La similitudine del “buon pastore” è rivolta non solo a chi presiede la comunità ma a ogni cristiano, che deve avere un cuore da vero pastore, deve coltivare la generosità incondizionata del Maestro nei confronti dell’uomo e segue un’unica legge: l’amore “folle” per l’uomo, quello che non conosce confini, non si ferma di fronte a nessun ostacolo, a nessun rischio, a nessun sacrificio. (Spunti tratti dal commento di Armellini)

Gesù lo afferma così: conosco le mie pecore: è la certezza di essere amati. Le mie pecore conoscono me: è la scelta di lasciarsi amare. Do la mia vita per le pecore: è il modo per dire l’Amore.

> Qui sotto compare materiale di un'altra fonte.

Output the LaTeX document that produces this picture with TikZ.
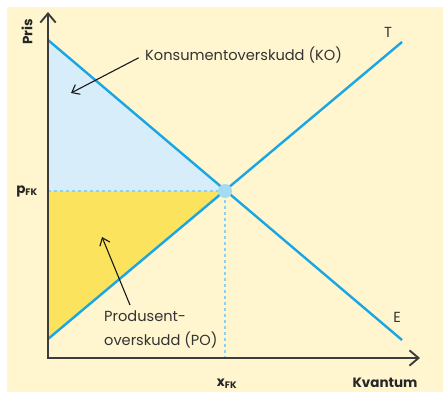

È questa dunque la verità: sono conosciuto da Lui e con la massima tranquillità mi posso abbandonare al suo Amore perché uno che dà la vita per me, non può mentire; è il sigillo di garanzia!

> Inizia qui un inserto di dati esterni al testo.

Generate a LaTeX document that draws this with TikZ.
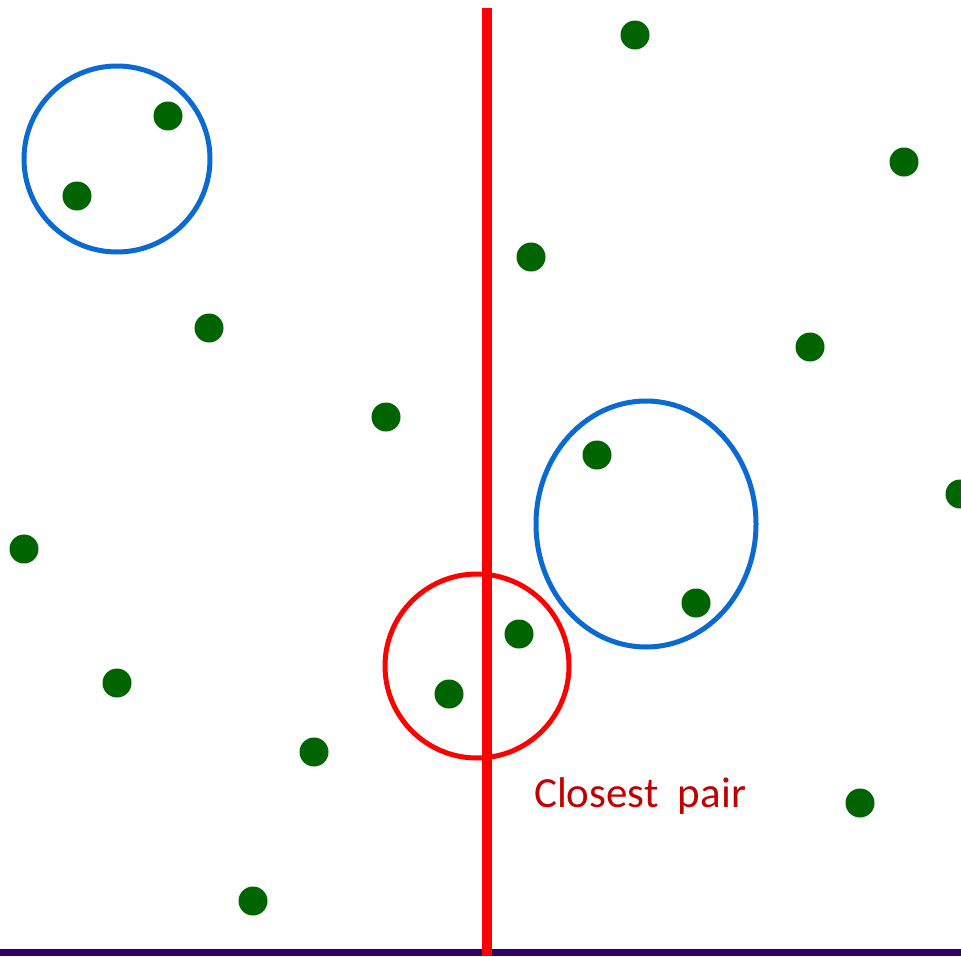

Ed è anche il segno del vero incontro con Lui Persona viva. È relazione unica e sicura soprattutto per la fedeltà costante da parte sua; Lui non viene meno e lo posso verificare quando nel momento della prova, mentre la sento gravare su di sé, Egli la trasforma in dono, perdono e grazia particolare; e con ciò mi ricorda che ha dato la sua vita per me, mi è vicino e vive quella prova insieme con me.

È per quella sua vita donata che posso anch’io donare la mia, perché altri ne ricevano il beneficio. È bello pensare che io ho dato vita ad altri con la mia stessa vita.

Il mio servizio umile al malato oggi, domani…è come qualcosa di me che passa a lui e resta per sempre…”Venite benedetti nel Regno eterno…perché ero malato e mi avete aiutato”.

La mia serenità donata a chi è triste, si prolunga in un altro ed è molto più grande.

La mia pace e il mio perdono trasfusi in chi mi incontra fanno un cerchio più grande contro la violenza ed io non sono più solo a credere che la pace è possibile.

La mia fede, testimoniata davanti a tutti perché vita della mia vita, mi fa sentire padre e madre di tanti che credono alla testimonianza.

La mia speranza, certezza di un mondo e di una umanità diversa, si prolunga in chi comincia a sperare insieme con me.

Il mio amore, diffuso in tante persone, diviene esercito di anime per una nuova civiltà.